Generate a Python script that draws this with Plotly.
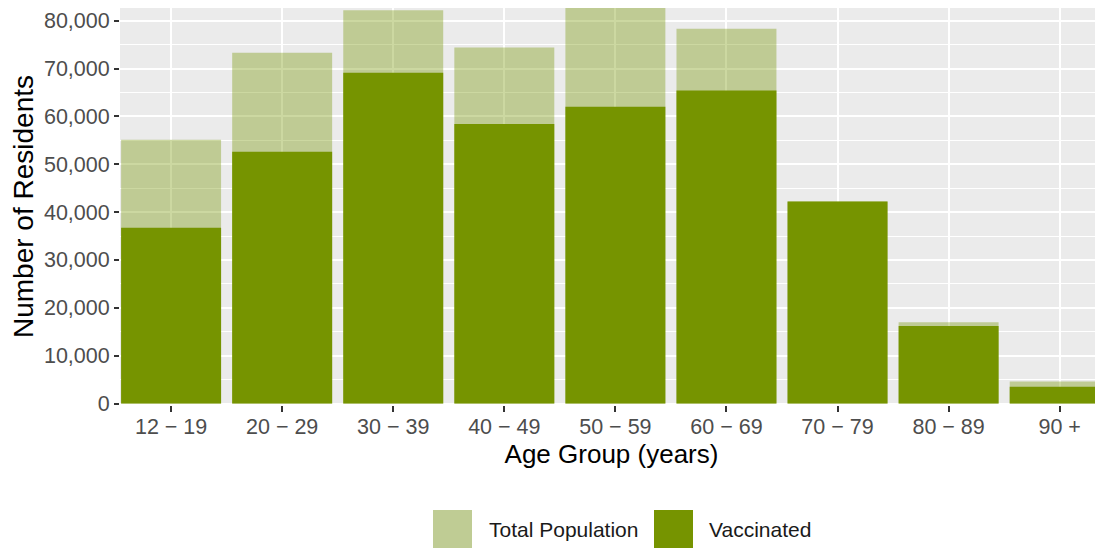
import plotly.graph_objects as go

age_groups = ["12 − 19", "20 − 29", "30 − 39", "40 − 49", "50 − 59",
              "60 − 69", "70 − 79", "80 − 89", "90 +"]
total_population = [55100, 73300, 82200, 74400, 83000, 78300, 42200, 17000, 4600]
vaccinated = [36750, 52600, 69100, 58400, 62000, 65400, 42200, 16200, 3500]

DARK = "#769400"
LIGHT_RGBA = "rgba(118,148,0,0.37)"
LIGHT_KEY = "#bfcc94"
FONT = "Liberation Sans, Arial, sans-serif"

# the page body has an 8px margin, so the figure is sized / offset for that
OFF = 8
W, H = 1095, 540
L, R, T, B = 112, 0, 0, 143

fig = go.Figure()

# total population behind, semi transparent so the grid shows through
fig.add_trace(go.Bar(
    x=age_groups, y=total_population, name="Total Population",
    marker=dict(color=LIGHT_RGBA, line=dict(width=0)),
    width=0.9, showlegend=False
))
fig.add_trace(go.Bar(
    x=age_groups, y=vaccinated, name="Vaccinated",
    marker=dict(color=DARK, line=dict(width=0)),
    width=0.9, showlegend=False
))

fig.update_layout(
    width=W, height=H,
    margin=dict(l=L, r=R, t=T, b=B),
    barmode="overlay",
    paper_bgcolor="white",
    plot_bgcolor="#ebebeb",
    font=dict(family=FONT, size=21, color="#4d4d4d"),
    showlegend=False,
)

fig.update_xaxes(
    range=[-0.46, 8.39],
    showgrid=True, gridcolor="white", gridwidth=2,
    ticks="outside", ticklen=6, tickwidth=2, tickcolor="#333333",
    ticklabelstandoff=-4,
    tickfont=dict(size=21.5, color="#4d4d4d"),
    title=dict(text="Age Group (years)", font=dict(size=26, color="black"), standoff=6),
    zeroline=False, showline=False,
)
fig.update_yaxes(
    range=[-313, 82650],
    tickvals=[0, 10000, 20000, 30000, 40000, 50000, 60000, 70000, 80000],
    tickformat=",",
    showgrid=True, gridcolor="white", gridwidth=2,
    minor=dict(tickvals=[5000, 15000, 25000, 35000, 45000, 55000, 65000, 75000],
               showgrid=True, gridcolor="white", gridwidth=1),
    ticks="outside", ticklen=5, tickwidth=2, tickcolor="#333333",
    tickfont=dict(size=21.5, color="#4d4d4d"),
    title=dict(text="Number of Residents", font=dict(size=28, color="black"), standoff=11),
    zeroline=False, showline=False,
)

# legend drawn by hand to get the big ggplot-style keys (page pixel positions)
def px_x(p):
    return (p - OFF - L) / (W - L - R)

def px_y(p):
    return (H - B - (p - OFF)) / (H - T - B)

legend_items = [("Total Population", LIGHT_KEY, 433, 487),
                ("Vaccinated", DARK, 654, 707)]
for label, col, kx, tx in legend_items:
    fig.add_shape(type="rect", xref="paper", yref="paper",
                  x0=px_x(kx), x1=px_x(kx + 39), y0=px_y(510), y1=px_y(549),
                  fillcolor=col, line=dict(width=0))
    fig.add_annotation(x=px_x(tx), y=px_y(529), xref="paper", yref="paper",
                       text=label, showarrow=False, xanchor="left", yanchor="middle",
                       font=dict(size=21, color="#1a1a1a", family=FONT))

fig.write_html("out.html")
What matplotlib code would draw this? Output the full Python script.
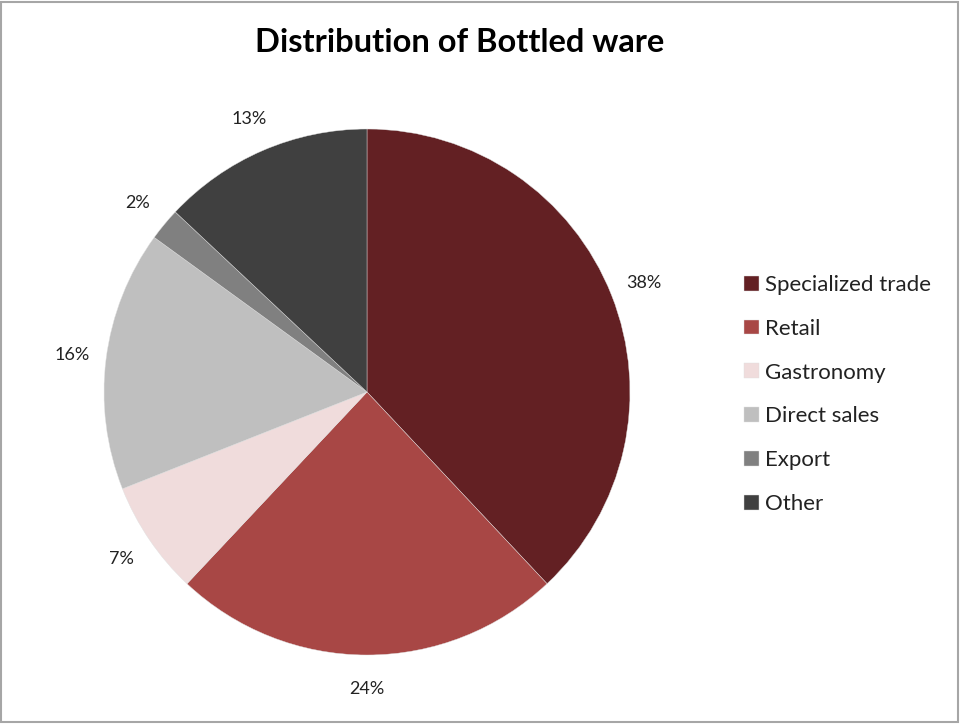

--------

Write out exactly the opening lines of the data, stopping after the line that holds "L, R, T, B = 112, 0, 0, 143". Exclude pictures.

- Final answer:
Generate a Python script that draws this with Plotly.
import plotly.graph_objects as go

age_groups = ["12 − 19", "20 − 29", "30 − 39", "40 − 49", "50 − 59",
              "60 − 69", "70 − 79", "80 − 89", "90 +"]
total_population = [55100, 73300, 82200, 74400, 83000, 78300, 42200, 17000, 4600]
vaccinated = [36750, 52600, 69100, 58400, 62000, 65400, 42200, 16200, 3500]

DARK = "#769400"
LIGHT_RGBA = "rgba(118,148,0,0.37)"
LIGHT_KEY = "#bfcc94"
FONT = "Liberation Sans, Arial, sans-serif"

# the page body has an 8px margin, so the figure is sized / offset for that
OFF = 8
W, H = 1095, 540
L, R, T, B = 112, 0, 0, 143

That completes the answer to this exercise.